◆ INSTRUCTIONS FOR THE TASK
Both the line containing "Output the Python" and the line containing "from matplotlib.patches import Rectangle" are part of the range to copy, along with every line between them. Copy it exactly and leave out the pictures.

◆ INFORMATION GIVEN
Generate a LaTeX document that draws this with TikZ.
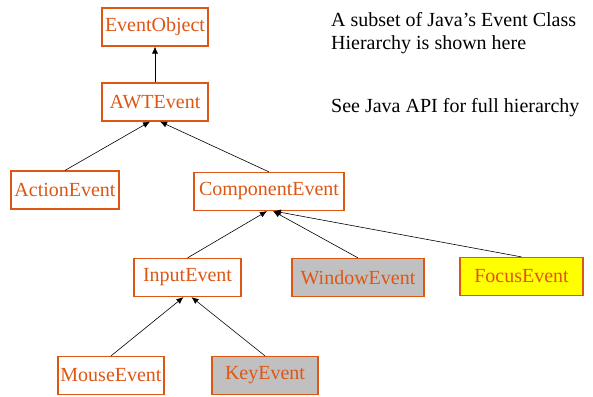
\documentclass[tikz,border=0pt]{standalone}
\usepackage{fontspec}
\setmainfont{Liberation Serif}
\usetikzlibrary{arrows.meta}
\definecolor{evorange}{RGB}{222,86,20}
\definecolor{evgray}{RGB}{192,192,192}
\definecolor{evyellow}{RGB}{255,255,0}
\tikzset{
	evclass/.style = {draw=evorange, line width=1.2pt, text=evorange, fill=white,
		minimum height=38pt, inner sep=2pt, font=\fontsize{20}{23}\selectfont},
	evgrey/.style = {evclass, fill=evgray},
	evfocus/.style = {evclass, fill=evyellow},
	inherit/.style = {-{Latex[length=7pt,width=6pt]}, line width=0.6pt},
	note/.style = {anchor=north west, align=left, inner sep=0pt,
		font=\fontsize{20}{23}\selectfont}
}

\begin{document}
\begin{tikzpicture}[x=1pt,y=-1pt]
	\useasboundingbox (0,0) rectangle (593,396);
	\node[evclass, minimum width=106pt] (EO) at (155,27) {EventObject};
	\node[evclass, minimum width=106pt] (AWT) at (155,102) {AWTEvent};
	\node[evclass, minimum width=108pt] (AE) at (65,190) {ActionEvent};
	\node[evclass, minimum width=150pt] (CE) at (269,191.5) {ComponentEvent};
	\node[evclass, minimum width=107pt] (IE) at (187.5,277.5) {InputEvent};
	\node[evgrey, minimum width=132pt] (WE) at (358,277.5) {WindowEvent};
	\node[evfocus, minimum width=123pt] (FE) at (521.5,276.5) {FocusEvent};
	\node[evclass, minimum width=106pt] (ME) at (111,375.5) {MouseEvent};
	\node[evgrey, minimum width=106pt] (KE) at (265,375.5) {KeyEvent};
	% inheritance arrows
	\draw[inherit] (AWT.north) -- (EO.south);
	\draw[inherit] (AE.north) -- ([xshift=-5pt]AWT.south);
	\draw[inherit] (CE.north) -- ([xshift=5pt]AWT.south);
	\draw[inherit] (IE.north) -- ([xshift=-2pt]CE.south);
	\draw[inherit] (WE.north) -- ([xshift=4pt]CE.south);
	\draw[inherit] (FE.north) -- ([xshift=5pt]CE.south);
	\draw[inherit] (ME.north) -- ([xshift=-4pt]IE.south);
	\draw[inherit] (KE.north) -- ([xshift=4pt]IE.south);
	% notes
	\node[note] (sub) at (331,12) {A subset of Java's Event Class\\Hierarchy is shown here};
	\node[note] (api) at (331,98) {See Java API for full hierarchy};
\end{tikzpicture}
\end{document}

* * *

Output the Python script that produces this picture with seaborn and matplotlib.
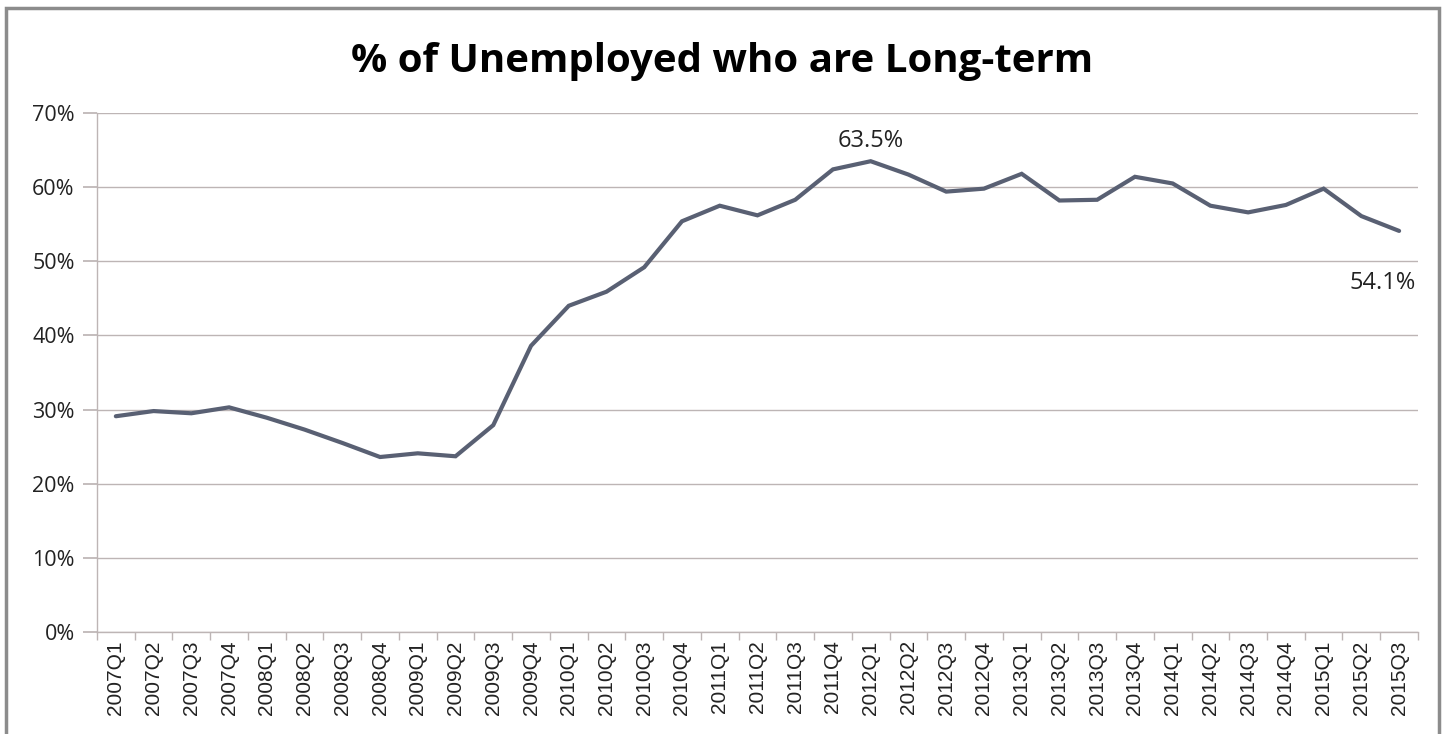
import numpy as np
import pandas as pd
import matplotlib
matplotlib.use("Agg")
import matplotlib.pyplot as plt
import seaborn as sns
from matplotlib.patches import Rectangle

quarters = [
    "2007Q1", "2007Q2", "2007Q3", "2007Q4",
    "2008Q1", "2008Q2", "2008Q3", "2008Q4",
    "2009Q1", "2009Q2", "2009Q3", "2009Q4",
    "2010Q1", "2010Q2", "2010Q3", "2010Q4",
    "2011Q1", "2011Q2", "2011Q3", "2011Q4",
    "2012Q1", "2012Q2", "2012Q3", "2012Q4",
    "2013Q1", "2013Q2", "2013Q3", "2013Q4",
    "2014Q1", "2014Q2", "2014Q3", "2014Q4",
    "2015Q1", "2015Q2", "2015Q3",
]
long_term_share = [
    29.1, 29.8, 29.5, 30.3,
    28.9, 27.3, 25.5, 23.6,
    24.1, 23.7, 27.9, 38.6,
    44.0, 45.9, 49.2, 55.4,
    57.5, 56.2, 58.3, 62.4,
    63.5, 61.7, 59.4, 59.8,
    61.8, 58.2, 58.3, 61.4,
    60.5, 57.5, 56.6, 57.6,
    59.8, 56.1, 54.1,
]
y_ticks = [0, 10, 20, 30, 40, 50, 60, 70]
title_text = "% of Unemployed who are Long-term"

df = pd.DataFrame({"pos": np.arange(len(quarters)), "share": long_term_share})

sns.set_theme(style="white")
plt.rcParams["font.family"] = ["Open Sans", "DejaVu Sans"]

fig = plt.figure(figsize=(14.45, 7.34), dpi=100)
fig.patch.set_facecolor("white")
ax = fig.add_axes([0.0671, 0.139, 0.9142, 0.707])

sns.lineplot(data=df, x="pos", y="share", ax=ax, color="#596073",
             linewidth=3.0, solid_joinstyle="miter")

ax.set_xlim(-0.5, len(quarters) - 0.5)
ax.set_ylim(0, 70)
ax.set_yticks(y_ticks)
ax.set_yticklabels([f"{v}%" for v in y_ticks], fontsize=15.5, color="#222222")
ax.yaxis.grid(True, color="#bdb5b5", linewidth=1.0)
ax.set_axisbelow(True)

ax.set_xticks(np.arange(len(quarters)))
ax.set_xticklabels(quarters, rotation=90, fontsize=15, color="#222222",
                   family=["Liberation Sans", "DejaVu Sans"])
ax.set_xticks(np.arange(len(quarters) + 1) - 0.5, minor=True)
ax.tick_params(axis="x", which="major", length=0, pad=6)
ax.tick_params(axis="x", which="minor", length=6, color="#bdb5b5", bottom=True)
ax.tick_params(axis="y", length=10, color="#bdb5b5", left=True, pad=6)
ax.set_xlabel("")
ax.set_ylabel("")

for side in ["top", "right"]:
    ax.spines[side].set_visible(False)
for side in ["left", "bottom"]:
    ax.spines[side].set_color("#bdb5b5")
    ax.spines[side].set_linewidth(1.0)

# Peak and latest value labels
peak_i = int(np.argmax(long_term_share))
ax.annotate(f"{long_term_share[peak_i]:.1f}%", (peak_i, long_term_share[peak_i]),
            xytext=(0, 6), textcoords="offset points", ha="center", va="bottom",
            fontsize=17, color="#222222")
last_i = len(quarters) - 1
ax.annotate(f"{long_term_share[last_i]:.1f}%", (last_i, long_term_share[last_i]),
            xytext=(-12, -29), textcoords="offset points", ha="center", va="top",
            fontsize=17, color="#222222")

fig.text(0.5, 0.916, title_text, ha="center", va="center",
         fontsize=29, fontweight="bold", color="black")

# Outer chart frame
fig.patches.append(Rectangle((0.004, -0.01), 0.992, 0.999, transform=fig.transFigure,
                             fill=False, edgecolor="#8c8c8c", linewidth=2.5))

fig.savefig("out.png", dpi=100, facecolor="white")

◆ THE ANSWER
Output the Python script that produces this picture with seaborn and matplotlib.
import numpy as np
import pandas as pd
import matplotlib
matplotlib.use("Agg")
import matplotlib.pyplot as plt
import seaborn as sns
from matplotlib.patches import Rectangle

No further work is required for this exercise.